## EXERCISE DESCRIPTION
Identify each line in the records below that contains the word "this", and copy it.

## DATASET EXTRACT

--------------------------------

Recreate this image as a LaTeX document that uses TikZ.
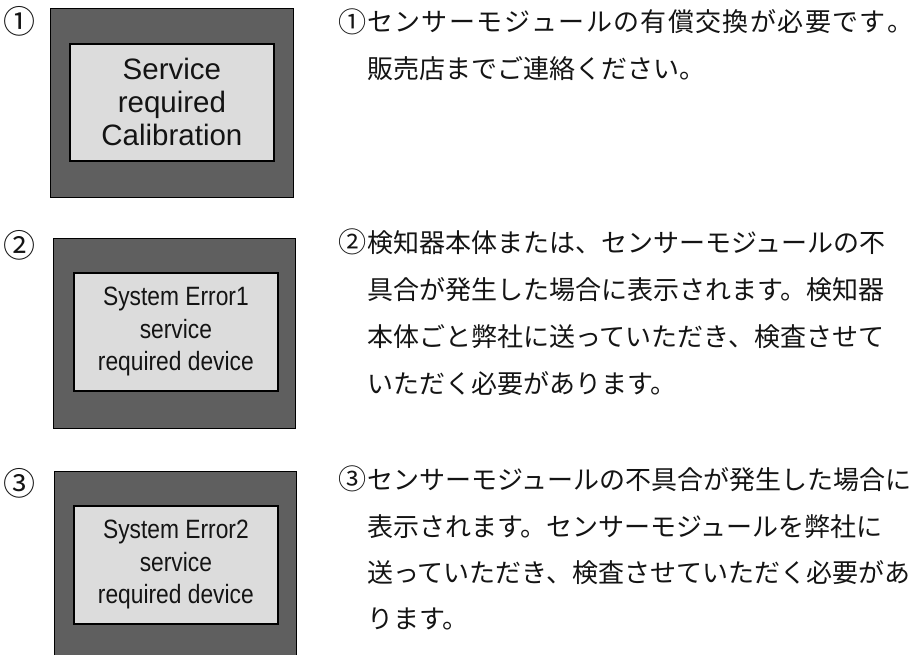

--------------------------------

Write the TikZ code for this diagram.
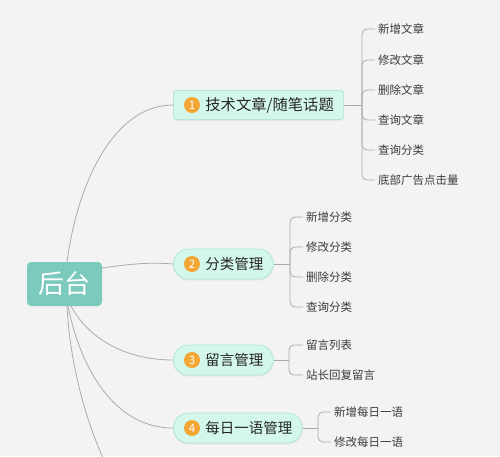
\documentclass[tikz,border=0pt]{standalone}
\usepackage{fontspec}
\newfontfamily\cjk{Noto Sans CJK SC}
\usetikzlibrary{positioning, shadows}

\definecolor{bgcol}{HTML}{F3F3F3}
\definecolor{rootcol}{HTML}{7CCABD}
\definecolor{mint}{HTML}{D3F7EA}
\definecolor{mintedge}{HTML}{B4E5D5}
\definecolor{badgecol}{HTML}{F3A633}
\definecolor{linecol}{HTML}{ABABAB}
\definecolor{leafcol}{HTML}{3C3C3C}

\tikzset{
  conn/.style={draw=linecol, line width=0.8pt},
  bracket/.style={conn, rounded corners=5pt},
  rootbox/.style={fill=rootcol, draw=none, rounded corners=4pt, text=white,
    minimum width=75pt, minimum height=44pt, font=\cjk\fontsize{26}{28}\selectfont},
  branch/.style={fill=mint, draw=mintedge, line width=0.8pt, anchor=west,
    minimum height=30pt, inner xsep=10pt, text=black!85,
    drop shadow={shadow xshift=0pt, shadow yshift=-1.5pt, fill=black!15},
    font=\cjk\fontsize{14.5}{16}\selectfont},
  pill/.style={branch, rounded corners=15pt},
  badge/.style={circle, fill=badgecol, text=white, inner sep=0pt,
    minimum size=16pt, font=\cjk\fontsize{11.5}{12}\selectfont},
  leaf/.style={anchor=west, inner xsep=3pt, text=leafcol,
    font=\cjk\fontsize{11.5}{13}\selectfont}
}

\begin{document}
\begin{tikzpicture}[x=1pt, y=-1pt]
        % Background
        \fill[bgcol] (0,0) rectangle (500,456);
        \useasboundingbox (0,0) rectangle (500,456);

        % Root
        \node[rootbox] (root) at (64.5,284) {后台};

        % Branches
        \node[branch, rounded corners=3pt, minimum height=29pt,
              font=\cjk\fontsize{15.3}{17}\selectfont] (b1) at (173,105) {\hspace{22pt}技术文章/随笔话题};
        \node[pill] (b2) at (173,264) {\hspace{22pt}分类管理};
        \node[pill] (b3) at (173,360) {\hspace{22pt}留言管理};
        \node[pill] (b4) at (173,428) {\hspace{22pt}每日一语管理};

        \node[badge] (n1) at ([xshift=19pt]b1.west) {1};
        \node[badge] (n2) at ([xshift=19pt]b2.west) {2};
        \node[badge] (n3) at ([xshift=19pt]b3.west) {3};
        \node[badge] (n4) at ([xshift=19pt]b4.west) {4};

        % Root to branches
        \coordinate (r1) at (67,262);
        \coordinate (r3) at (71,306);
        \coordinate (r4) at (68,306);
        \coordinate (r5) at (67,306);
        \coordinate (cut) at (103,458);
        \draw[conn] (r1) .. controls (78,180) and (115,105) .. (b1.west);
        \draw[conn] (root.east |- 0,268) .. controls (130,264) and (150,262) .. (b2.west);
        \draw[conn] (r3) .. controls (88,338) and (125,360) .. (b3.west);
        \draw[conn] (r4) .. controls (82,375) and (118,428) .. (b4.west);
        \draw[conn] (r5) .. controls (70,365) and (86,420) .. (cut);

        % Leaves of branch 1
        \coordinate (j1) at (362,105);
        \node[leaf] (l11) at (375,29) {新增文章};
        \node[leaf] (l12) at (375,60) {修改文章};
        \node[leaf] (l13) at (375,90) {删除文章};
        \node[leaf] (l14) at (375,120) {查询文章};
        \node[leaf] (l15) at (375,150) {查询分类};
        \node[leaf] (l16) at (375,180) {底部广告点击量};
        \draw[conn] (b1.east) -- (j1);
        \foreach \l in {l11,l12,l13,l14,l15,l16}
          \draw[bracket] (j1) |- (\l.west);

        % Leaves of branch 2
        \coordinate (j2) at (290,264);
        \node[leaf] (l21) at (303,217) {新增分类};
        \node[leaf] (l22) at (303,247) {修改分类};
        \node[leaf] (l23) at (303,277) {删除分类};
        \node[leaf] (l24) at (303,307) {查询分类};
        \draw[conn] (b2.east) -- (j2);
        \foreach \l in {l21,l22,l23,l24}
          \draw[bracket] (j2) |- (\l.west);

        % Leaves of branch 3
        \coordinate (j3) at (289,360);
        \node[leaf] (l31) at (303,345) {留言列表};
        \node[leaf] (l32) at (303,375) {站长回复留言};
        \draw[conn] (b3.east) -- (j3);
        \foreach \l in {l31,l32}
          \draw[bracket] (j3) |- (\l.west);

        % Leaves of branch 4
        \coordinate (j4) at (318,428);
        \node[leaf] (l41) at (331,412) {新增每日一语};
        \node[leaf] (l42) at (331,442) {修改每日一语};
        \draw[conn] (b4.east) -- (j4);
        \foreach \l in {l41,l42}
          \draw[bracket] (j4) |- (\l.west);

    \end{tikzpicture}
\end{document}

--------------------------------

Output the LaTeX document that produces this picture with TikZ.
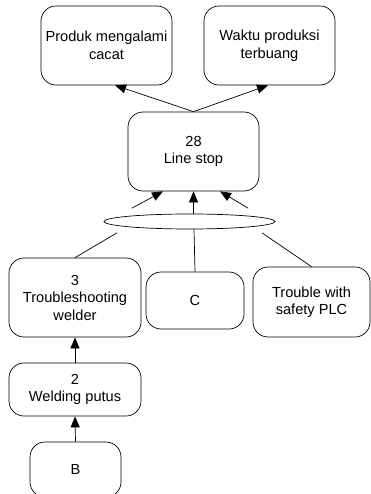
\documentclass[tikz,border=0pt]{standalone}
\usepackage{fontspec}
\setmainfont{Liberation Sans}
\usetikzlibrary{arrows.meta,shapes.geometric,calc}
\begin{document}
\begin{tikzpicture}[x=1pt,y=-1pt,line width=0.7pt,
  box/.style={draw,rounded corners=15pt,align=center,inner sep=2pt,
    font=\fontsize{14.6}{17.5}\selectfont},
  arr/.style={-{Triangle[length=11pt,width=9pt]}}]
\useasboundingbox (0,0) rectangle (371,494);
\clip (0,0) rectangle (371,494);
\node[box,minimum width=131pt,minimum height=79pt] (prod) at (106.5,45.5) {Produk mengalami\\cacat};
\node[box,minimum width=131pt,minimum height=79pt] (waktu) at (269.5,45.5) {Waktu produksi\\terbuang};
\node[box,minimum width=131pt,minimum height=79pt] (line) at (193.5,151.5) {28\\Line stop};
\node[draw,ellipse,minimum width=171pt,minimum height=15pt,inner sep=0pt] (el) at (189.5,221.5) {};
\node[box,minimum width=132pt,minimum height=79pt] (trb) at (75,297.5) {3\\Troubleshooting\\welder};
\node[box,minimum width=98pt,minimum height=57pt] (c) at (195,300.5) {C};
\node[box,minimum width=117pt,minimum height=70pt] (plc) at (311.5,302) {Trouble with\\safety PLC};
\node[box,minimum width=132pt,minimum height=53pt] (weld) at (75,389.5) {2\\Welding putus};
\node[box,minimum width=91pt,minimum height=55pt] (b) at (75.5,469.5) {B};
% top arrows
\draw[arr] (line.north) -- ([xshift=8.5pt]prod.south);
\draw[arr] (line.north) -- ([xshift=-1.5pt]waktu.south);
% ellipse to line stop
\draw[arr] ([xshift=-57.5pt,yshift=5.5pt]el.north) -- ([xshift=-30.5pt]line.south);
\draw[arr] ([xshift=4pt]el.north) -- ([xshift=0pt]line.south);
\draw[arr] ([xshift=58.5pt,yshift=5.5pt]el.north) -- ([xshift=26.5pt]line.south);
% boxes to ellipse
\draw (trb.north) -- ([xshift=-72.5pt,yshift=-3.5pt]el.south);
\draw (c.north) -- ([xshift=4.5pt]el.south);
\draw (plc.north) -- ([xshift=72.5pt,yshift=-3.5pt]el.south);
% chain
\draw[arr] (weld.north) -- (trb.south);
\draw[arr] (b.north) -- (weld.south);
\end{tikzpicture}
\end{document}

--------------------------------

## EXERCISE RESULT
Recreate this image as a LaTeX document that uses TikZ.
Write the TikZ code for this diagram.
Output the LaTeX document that produces this picture with TikZ.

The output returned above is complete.